Ne vous en déplaise, madame la ministre, le constat de l’absence criante de dialogue social est assez largement partagé sur nos travées. Vouloir défendre la constitutionnalité de ce texte relève d’une forme d’acharnement. Dans le peu de temps qui m’est imparti, je me contenterai de rappeler que si le principe de faveur en lui-même n’a pas de valeur constitutionnelle intrinsèque, il est reconnu par le Conseil constitutionnel comme un principe général du droit, ce qui donne compétence au législateur dans le domaine concerné, conformément à l’article 34 de la Constitution. Or cette compétence est mise à mal par votre texte.
Ce qui est choquant dans la logique suivie par le Gouvernement et l’hypothétique majorité qui soutient ce projet de loi, c’est l’inversion du raisonnement : la « gestion des affaires », comme on dit, justifie l’abandon de principes juridiques historiques qui ont démontré leur efficacité.
M. Sirugue, rapporteur du texte à l’Assemblée nationale et preux défenseur de celui-ci, disait en 2008, en présentant une motion tendant à opposer la question préalable au projet de loi de M. Xavier Bertrand prévoyant l’inversion de la hiérarchie des normes en matière d’heures supplémentaires : « Cette seconde partie du texte est funeste pour le droit du travail. […] Votre texte ne va pas servir le cercle vertueux de la concurrence qui passe par la productivité, des efforts de productivité ou la place faite à l’innovation. Il va au contraire enclencher le cercle vicieux du dumping social entre des entreprises appartenant à la même branche professionnelle. »
« Entre le fort et le faible, entre le riche et le pauvre, entre le maître et le serviteur, c’est la liberté qui opprime et la loi qui affranchit. » Mme la ministre, ce n’est pas moi qui le dis, mais le rapporteur de votre texte à l’Assemblée nationale, citant Lacordaire.
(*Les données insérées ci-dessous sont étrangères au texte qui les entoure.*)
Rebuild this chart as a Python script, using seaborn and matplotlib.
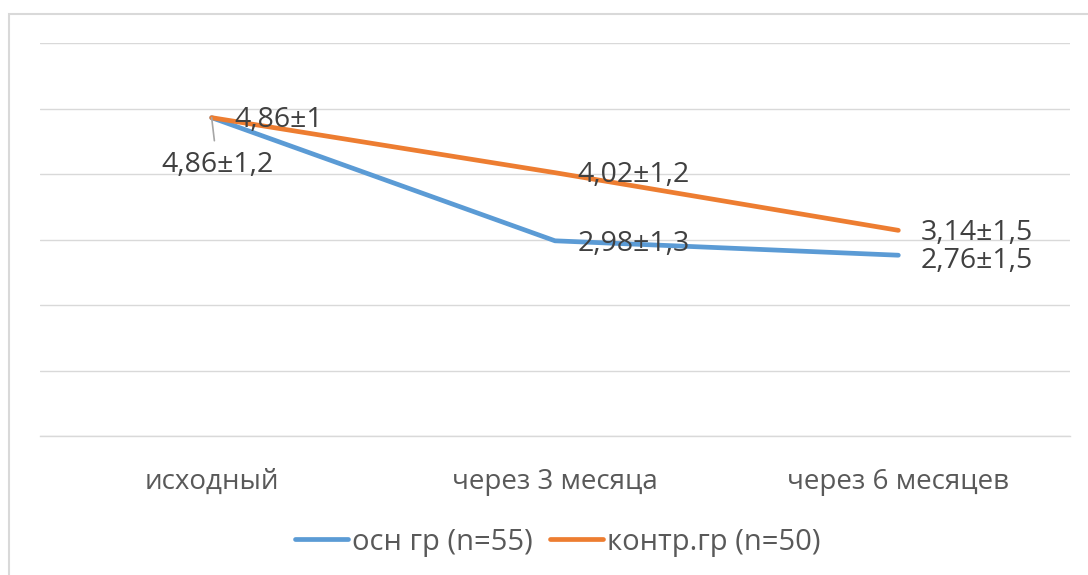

Comment ne pas sourire quand M. Lemoyne affirme que, « en 2008, la gauche a violemment rejeté la loi sur la démocratie sociale et, aujourd’hui, le Gouvernement vient sur nos lignes » ou que « l’article 2 est notre ADN » ?
Le groupe CRC refuse cette Sainte-Alliance pour la défense du libéralisme et appelle les parlementaires issus de la gauche à voter cette motion tendant à opposer l’exception d’irrecevabilité.